After I trained a LogisticRegressionModel, I transformed the test data DF with it and get the prediction DF. And then when I call prediction.show(), the output column names are: [label | features | rawPrediction | probability | prediction]
. I know what label
and featrues
mean, but how should I understand rawPrediction|probability|prediction
?
Note: please also see the answer below by desertnaut https://stackoverflow.com/a/52947815/1056563
RawPrediction
is typically the direct probability/confidence calculation. From Spark docs:
Raw prediction for each possible label.
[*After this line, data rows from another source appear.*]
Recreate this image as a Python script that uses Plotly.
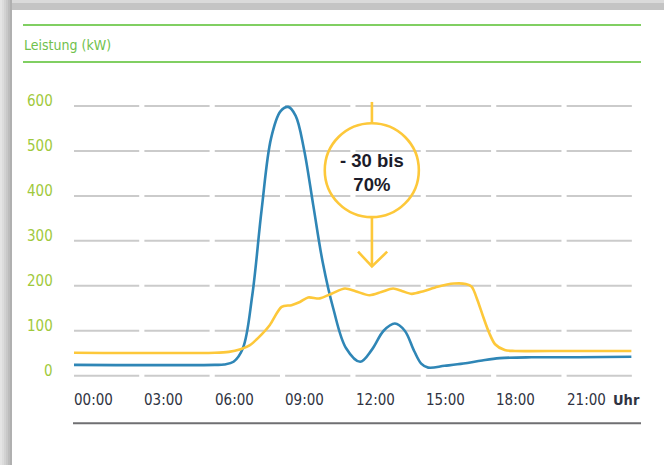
import plotly.graph_objects as go

# ---- data ----
hours_blue = [0, 6.0, 6.4, 6.8, 7.2, 7.6, 8.0, 8.4, 8.8, 9.13, 9.45, 9.8, 10.2, 10.6,
              11.05, 11.6, 12.2, 12.7, 13.2, 13.68, 14.1, 14.5, 14.8, 15.1, 15.8, 16.6, 17.4, 18.15, 19.5, 21.5, 23.76]
power_blue = [24, 24, 25, 31, 61, 179, 370, 528, 588, 598, 578, 505, 379, 253,
              150, 61, 31, 58, 100, 116, 100, 55, 27, 18, 22, 27, 34, 39, 41, 41, 42]

hours_yellow = [0, 6.0, 6.6, 7.1, 7.5, 8.0, 8.35, 8.85, 9.27, 9.63, 9.98, 10.48, 11.0, 11.55,
                12.0, 12.6, 13.1, 13.6, 14.0, 14.4, 14.9, 15.5, 16.2, 16.7, 16.95, 17.2, 17.45,
                17.7, 17.95, 18.36, 18.8, 21.0, 23.76]
power_yellow = [51, 51, 53, 59, 68, 92, 113, 153, 157, 164, 174, 172, 183, 194,
                188, 179, 186, 194, 188, 182, 188, 198, 205, 204, 198, 168, 130,
                95, 70, 57, 55, 55, 55]

x_ticks = [0, 3, 6, 9, 12, 15, 18, 21]
x_labels = ["00:00", "03:00", "06:00", "09:00", "12:00", "15:00", "18:00", "21:00"]
y_ticks = [0, 100, 200, 300, 400, 500, 600]
y_labels = ["0", "100", "200", "300", "400", "500", "600"]

title_text = "Leistung (kW)"
unit_text = "Uhr"
note_text = "- 30 bis<br>70%"

# ---- layout geometry ----
W, H = 664, 465
ML, MR, MT, MB = 74, 27, 95, 35
PW, PH = W - ML - MR, H - MT - MB
Y_PER_PX = 1 / 0.4495
y_top = (375.7 - MT) * Y_PER_PX
y_bot = (375.7 - (H - MB)) * Y_PER_PX


def xp(px):
    return (px - ML) / PW


def yp(py):
    return (H - MB - py) / PH


BLUE = "#2f86b6"
YELLOW = "#fdc83a"
GREEN_LINE = "#80cf62"
GREEN_TEXT = "#6fc14c"
YLAB = "#9fc93c"
GRID = "#cbcbcb"
DARK = "#2f3342"
COND = "DejaVu Sans Condensed, Liberation Sans Narrow, Arial Narrow, sans-serif"

fig = go.Figure()
fig.add_trace(go.Scatter(x=hours_blue, y=power_blue, mode="lines",
                         line=dict(color=BLUE, width=2.6, shape="spline", smoothing=1.0),
                         hoverinfo="skip", showlegend=False))
fig.add_trace(go.Scatter(x=hours_yellow, y=power_yellow, mode="lines",
                         line=dict(color=YELLOW, width=2.6, shape="spline", smoothing=0.8),
                         hoverinfo="skip", showlegend=False))

shapes = []
# frame shadow
shapes.append(dict(type="rect", xref="paper", yref="paper", x0=xp(0), x1=xp(W), y0=yp(0), y1=yp(10),
                   fillcolor="#c4c4c4", line_width=0, layer="below"))
shapes.append(dict(type="rect", xref="paper", yref="paper", x0=xp(0), x1=xp(W), y0=yp(0), y1=yp(3),
                   fillcolor="#dadada", line_width=0, layer="below"))
for i, c in enumerate(["#e4e4e4", "#dcdcdc", "#d2d2d2", "#c8c8c8", "#bcbcbc", "#b0b0b0"]):
    shapes.append(dict(type="rect", xref="paper", yref="paper", x0=xp(i * 2), x1=xp(i * 2 + 2),
                       y0=yp(H), y1=yp(0), fillcolor=c, line_width=0, layer="below"))
# green rules
for py in (25, 62):
    shapes.append(dict(type="line", xref="paper", yref="paper", x0=xp(23), x1=xp(641), y0=yp(py), y1=yp(py),
                       line=dict(color=GREEN_LINE, width=2)))
# bottom rule
shapes.append(dict(type="line", xref="paper", yref="paper", x0=xp(73), x1=xp(641), y0=yp(423.3), y1=yp(423.3),
                   line=dict(color="#6f6f72", width=2)))
# segmented gridlines
for yv in y_ticks:
    for xv in x_ticks:
        shapes.append(dict(type="line", xref="x", yref="y", x0=xv, x1=xv + 2.78, y0=yv, y1=yv,
                           line=dict(color=GRID, width=2), layer="below"))
# annotation circle and arrow
shapes.append(dict(type="circle", xref="x", yref="y", x0=10.69, x1=14.70, y0=352.7, y1=561.6,
                   line=dict(color=YELLOW, width=2.6), fillcolor="rgba(255,255,255,0)"))
shapes.append(dict(type="line", xref="x", yref="y", x0=12.7, x1=12.7, y0=561.6, y1=609,
                   line=dict(color=YELLOW, width=2.6)))
shapes.append(dict(type="line", xref="x", yref="y", x0=12.7, x1=12.7, y0=352.7, y1=243,
                   line=dict(color=YELLOW, width=2.6)))
shapes.append(dict(type="path", xref="x", yref="y", path="M 12.11 275.9 L 12.70 243 L 13.35 275.9",
                   line=dict(color=YELLOW, width=2.6)))

ann = []
ann.append(dict(text=title_text, xref="paper", yref="paper", x=xp(22), y=yp(45), xanchor="left",
                yanchor="middle", showarrow=False,
                font=dict(family=COND, size=14, color=GREEN_TEXT)))
for xv, lab in zip(x_ticks, x_labels):
    ann.append(dict(text=lab, xref="x", yref="paper", x=xv, y=yp(400), xanchor="left", yanchor="middle",
                    showarrow=False, xshift=-2,
                    font=dict(family=COND, size=15, color=DARK)))
ann.append(dict(text="<b>" + unit_text + "</b>", xref="paper", yref="paper", x=xp(642), y=yp(400),
                xanchor="right", yanchor="middle", showarrow=False,
                font=dict(family=COND, size=14.5, color=DARK)))
for yv, lab in zip(y_ticks, y_labels):
    ann.append(dict(text=lab, xref="paper", yref="y", x=xp(55), y=yv, xanchor="right", yanchor="middle",
                    yshift=5, showarrow=False,
                    font=dict(family=COND, size=15, color=YLAB)))
ann.append(dict(text="<b>" + note_text + "</b>", xref="x", yref="y", x=12.7, y=451, xanchor="center",
                yanchor="middle", showarrow=False, align="center",
                font=dict(family="Liberation Sans, Arial, sans-serif", size=18.5, color="#1c1c2a")))

fig.update_layout(
    width=W, height=H,
    margin=dict(l=ML, r=MR, t=MT, b=MB, pad=0),
    paper_bgcolor="white", plot_bgcolor="rgba(0,0,0,0)",
    xaxis=dict(range=[0, 24], showgrid=False, zeroline=False, showticklabels=False, showline=False,
               fixedrange=True),
    yaxis=dict(range=[y_bot, y_top], showgrid=False, zeroline=False, showticklabels=False, showline=False,
               fixedrange=True),
    shapes=shapes, annotations=ann, showlegend=False,
)

fig.write_html("out.html", config={"displayModeBar": False},
               post_script="document.body.style.margin='0px';")
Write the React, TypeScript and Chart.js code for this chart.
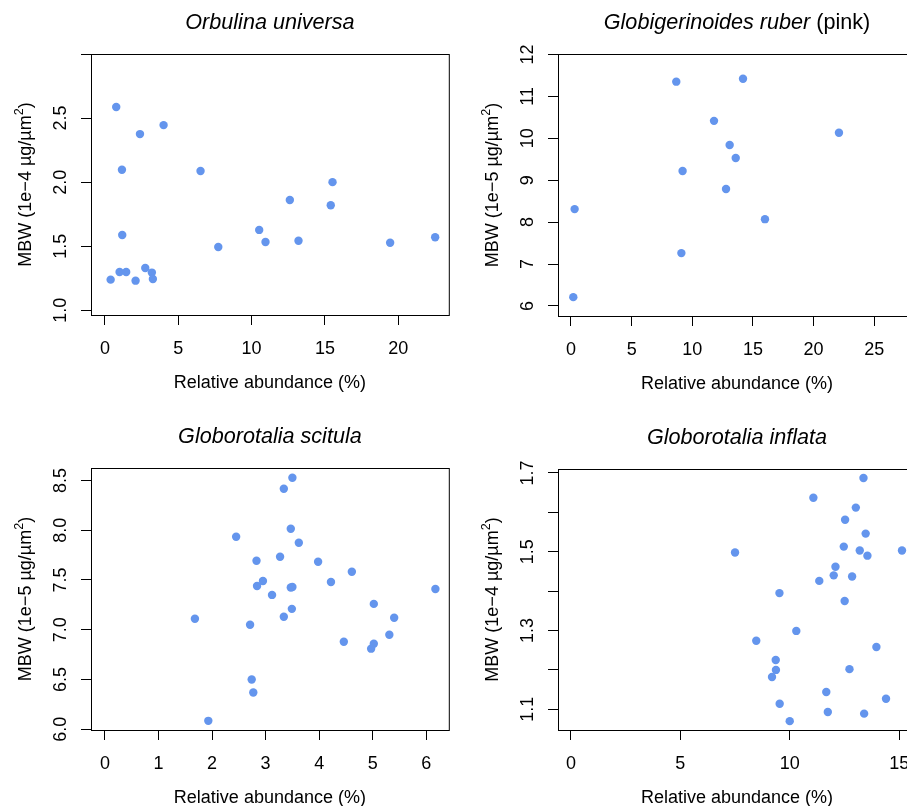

The meaning of a "raw" prediction may vary between algorithms, but it intuitively gives a measure of confidence in each possible label (where larger = more confident).
The Prediction
is the result of finding the statistical mode
of the rawPrediction - via
argmax`:
protected def raw2prediction(rawPrediction: Vector): Double =
rawPrediction.argmax
The Probability
is the conditional probability
for each class. Here is the scaladoc
:
Estimate the probability of each class given the raw prediction,
doing the computation in-place. These predictions are also called class conditional probabilities.
The actual calculation depends on which Classifier
you are using.
DecisionTree
Normalize a vector of raw predictions to be a multinomial probability vector, in place.
It simply sums by class across the instances and then divides by the total instance count.
class_k probability = Count_k/Count_Total
LogisticRegression
It uses the logistic formula
class_k probability: 1/(1 + exp(-rawPrediction_k))
Naive Bayes
class_k probability = exp(max(rawPrediction) - rawPrediction_k)
Random Forest
class_k probability = Count_k/Count_Total